#1
C4C

I write this song, for all the soliders
who put their lives in the line of fire
it's not fair that they risk it all everyday
and back home are a bunch of liars

I write this song for the moms and the teachers
the unsung heroes
for all the times that we lied to you
and thought that we got away with it
but you always did know.

You were right
I was wrong
All Along All Along
You were right
and i was wrong
Now all i have to give
is a song

I write this song for all the artists
who struggle every day
trust me friends i'm right there with ya
i walk your walk, and feel your pain

you were right
i was wrong
all along all along
you were right
i was wrong
oh so wrong
now all i have to give
is a song

a song is all i ever wanted
a song is all it is
a song is what you make it to be
a song is what i can give

you were right and i was wrong
all along all along
you were and i was wrong
oh so wrong
now i have nothing to give
but this song


whatcha think?
#2
I write this song, for all the soliders
who put their lives in the line of fire
it's not fair that they risk it all everyday
and back home are a bunch of liars
It's alright for an opener. Concepts good, just doesn't quite flow so well.

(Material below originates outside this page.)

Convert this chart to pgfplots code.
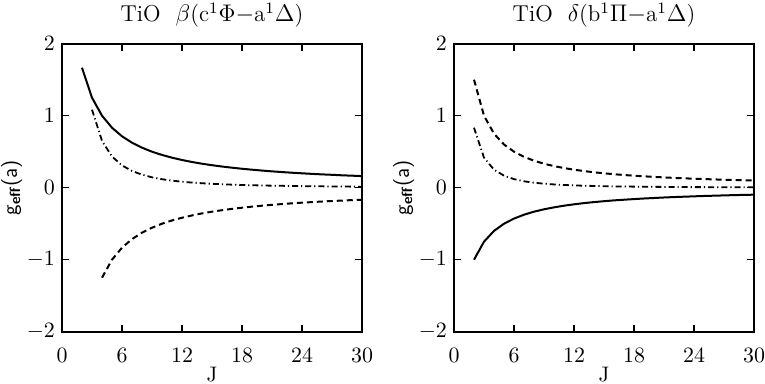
\documentclass[border=0pt]{standalone}
\usepackage{pgfplots}
\pgfplotsset{compat=1.18}

\pgfplotsset{
  tiostyle/.style={
    scale only axis,
    width=150pt, height=144pt,
    xmin=0, xmax=30, ymin=-2, ymax=2,
    xtick={0,6,12,18,24,30},
    ytick={-2,-1,0,1,2},
    tick align=inside,
    major tick length=3.5pt,
    minor tick num=0,
    axis line style={line width=1pt},
    every tick/.style={line width=0.8pt, black},
    tick label style={font=\fontsize{10.5}{12}\selectfont},
    x tick label style={anchor=center, yshift=-11.7pt},
    every axis title/.style={at={(0.5,1)}, anchor=base, yshift=10.9pt,
      font=\fontsize{11.5}{13}\selectfont},
    every axis x label/.style={at={(rel axis cs:0.5,0)}, anchor=center, yshift=-21.5pt,
      font=\fontsize{10.5}{12}\selectfont},
    every axis y label/.style={at={(rel axis cs:-0.168,0.5)}, anchor=center, rotate=90,
      font=\fontsize{10.5}{12}\selectfont\sffamily},
    xlabel={J},
    ylabel={g\textsubscript{\textbf{eff}}(a)},
    clip=false,
  },
  solidc/.style={black, line width=1pt},
  dashc/.style={black, line width=1pt, dash pattern=on 3pt off 2pt},
  dotdashc/.style={black, line width=0.9pt, dash pattern=on 3pt off 1.5pt on 0.6pt off 1.5pt},
}

\begin{document}
\begin{tikzpicture}
\path[use as bounding box] (0,0) rectangle (382.5pt,192pt);

% left panel: beta system
\begin{axis}[tiostyle, at={(31pt,26.15pt)}, anchor=south west,
  title={TiO\ \ $\beta$(c$^1\Phi$$-$a$^1\Delta$)}]
\addplot[solidc] coordinates {
  (2,1.667) (3,1.25) (4,1.0) (5,0.833) (6,0.714) (7,0.625) (8,0.556) (9,0.5)
  (10,0.455) (11,0.417) (12,0.385) (13,0.357) (14,0.333) (15,0.3125) (16,0.294)
  (17,0.278) (18,0.263) (19,0.25) (20,0.238) (21,0.227) (22,0.217) (23,0.208)
  (24,0.2) (25,0.192) (26,0.185) (27,0.179) (28,0.172) (29,0.167) (30,0.161)
};
\addplot[dashc] coordinates {
  (4,-1.25) (5,-1.0) (6,-0.833) (7,-0.714) (8,-0.625) (9,-0.556) (10,-0.5)
  (11,-0.455) (12,-0.417) (13,-0.385) (14,-0.357) (15,-0.333) (16,-0.3125)
  (17,-0.294) (18,-0.278) (19,-0.263) (20,-0.25) (21,-0.238) (22,-0.227)
  (23,-0.217) (24,-0.208) (25,-0.2) (26,-0.192) (27,-0.185) (28,-0.179)
  (29,-0.172) (30,-0.167)
};
\addplot[dotdashc] coordinates {
  (3,1.083) (4,0.65) (5,0.433) (6,0.31) (7,0.232) (8,0.181) (9,0.144)
  (10,0.118) (11,0.098) (12,0.083) (13,0.071) (14,0.062) (15,0.054) (16,0.048)
  (17,0.042) (18,0.038) (19,0.034) (20,0.031) (21,0.028) (22,0.026) (23,0.024)
  (24,0.022) (25,0.02) (26,0.019) (27,0.017) (28,0.016) (29,0.015) (30,0.014)
};
\end{axis}

% right panel: delta system
\begin{axis}[tiostyle, at={(227pt,26.15pt)}, anchor=south west,
  title={TiO\ \ $\delta$(b$^1\Pi$$-$a$^1\Delta$)}]
\addplot[solidc] coordinates {
  (2,-1.0) (3,-0.75) (4,-0.6) (5,-0.5) (6,-0.429) (7,-0.375) (8,-0.333) (9,-0.3)
  (10,-0.273) (11,-0.25) (12,-0.231) (13,-0.214) (14,-0.2) (15,-0.1875)
  (16,-0.176) (17,-0.167) (18,-0.158) (19,-0.15) (20,-0.143) (21,-0.136)
  (22,-0.130) (23,-0.125) (24,-0.12) (25,-0.115) (26,-0.111) (27,-0.107)
  (28,-0.103) (29,-0.1) (30,-0.097)
};
\addplot[dashc] coordinates {
  (2,1.5) (3,1.0) (4,0.75) (5,0.6) (6,0.5) (7,0.429) (8,0.375) (9,0.333)
  (10,0.3) (11,0.273) (12,0.25) (13,0.231) (14,0.214) (15,0.2) (16,0.1875)
  (17,0.176) (18,0.167) (19,0.158) (20,0.15) (21,0.143) (22,0.136) (23,0.130)
  (24,0.125) (25,0.12) (26,0.115) (27,0.111) (28,0.107) (29,0.103) (30,0.1)
};
\addplot[dotdashc] coordinates {
  (2,0.833) (3,0.417) (4,0.25) (5,0.167) (6,0.119) (7,0.089) (8,0.069) (9,0.056)
  (10,0.045) (11,0.038) (12,0.032) (13,0.027) (14,0.024) (15,0.021) (16,0.018)
  (17,0.016) (18,0.015) (19,0.013) (20,0.012) (21,0.011) (22,0.010) (23,0.009)
  (24,0.008) (25,0.008) (26,0.007) (27,0.007) (28,0.006) (29,0.006) (30,0.006)
};
\end{axis}
\end{tikzpicture}
\end{document}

I write this song for the moms and the teachers
the unsung heroes
for all the times that we lied to you
and thought that we got away with it
but you always did know
.

This one just doens't make sense at all really. Again the concept is there, but there's no set pattern whatsoever. It just seems like a letter here, not a poem or song.

You were right
I was wrong
All Along All Along
You were right
and i was wrong
Now all i have to give
is a song
It's alright, just can't get around who was right, and why you were wrong. I know it's your chorus and all, but it doesn't tie into the rest of the song.

I write this song for all the artists
who struggle every day
trust me friends i'm right there with ya
i walk your walk, and feel your pain


Nothing flashy, but it works.

a song is all i ever wanted
a song is all it is
a song is what you make it to be
a song is what i can give


Now this is good, it works nicely as a bridge to what I think you need to work on for a better chorus. This is simple and the repeating of "a song is...", I think really helps the song out. A bridge can be as memorable as a chorus when done right.

Needs a bit of work, but even some small tweaks could improve it greatly. Good work and keep on writing.